Zijin Mining Group Co., Limited is a multi-national mining company headquartered in Mainland China.

Background
Zijin is a Shanghai Stock Exchange and Hong Kong Stock Exchange listed mining company  principally engaged in the prospecting, exploration, and mining of gold, copper, and other mineral resources with operations in 11 countries. Its largest shareholder Shanghang Minxi Xinghang State-Owned Property Investment Company, which holds 24% of Zijin, is owned by the government of Shanghang County, Fujian Province, where Zijin's head office is located.  Zijin is one of the largest gold, copper and zinc producers in China.

Activities
In 2006, Zijin had 49.28 tons of the gold output and the gold produced from mining reached 20.70 tons, respectively accounting for 20.53% of China's total gold production and 11.51% of the gold produced from mining in China in the same year.  In 2010 gold output had reached 69 tons but was expected to be only 37 tons in 2018, slightly less than the previous year.

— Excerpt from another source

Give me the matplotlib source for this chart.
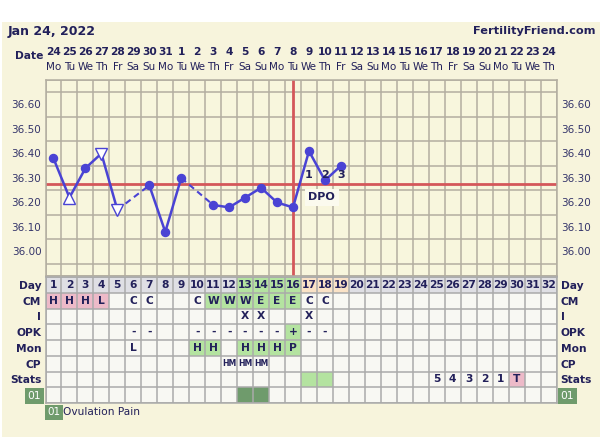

In December 2019, Reuters reported that Zijin had agreed to buy Canadian miner Continental Gold Inc. for C$1.3 billion.  The company claimed that Continental's principal asset, the Buritica project, had gold reserves of 165.47 tons and an inferred reserve of 187.24 tons.

Equity Investments
Reference from the official website.

In October 2021 Zijin acquired junior lithium explorer Neo Lithium Corp. for C$960 million.

Incidents

Major acid spill
On July 3 and July 16, 2010 acid waste escaped the Fujian province copper plant and into the Ting River. The accident was said to be the size of the BP deepwater oil spill.  The copper plant manager, deputy manager and head of environment were detained because the company waited nine days before revealing the incident.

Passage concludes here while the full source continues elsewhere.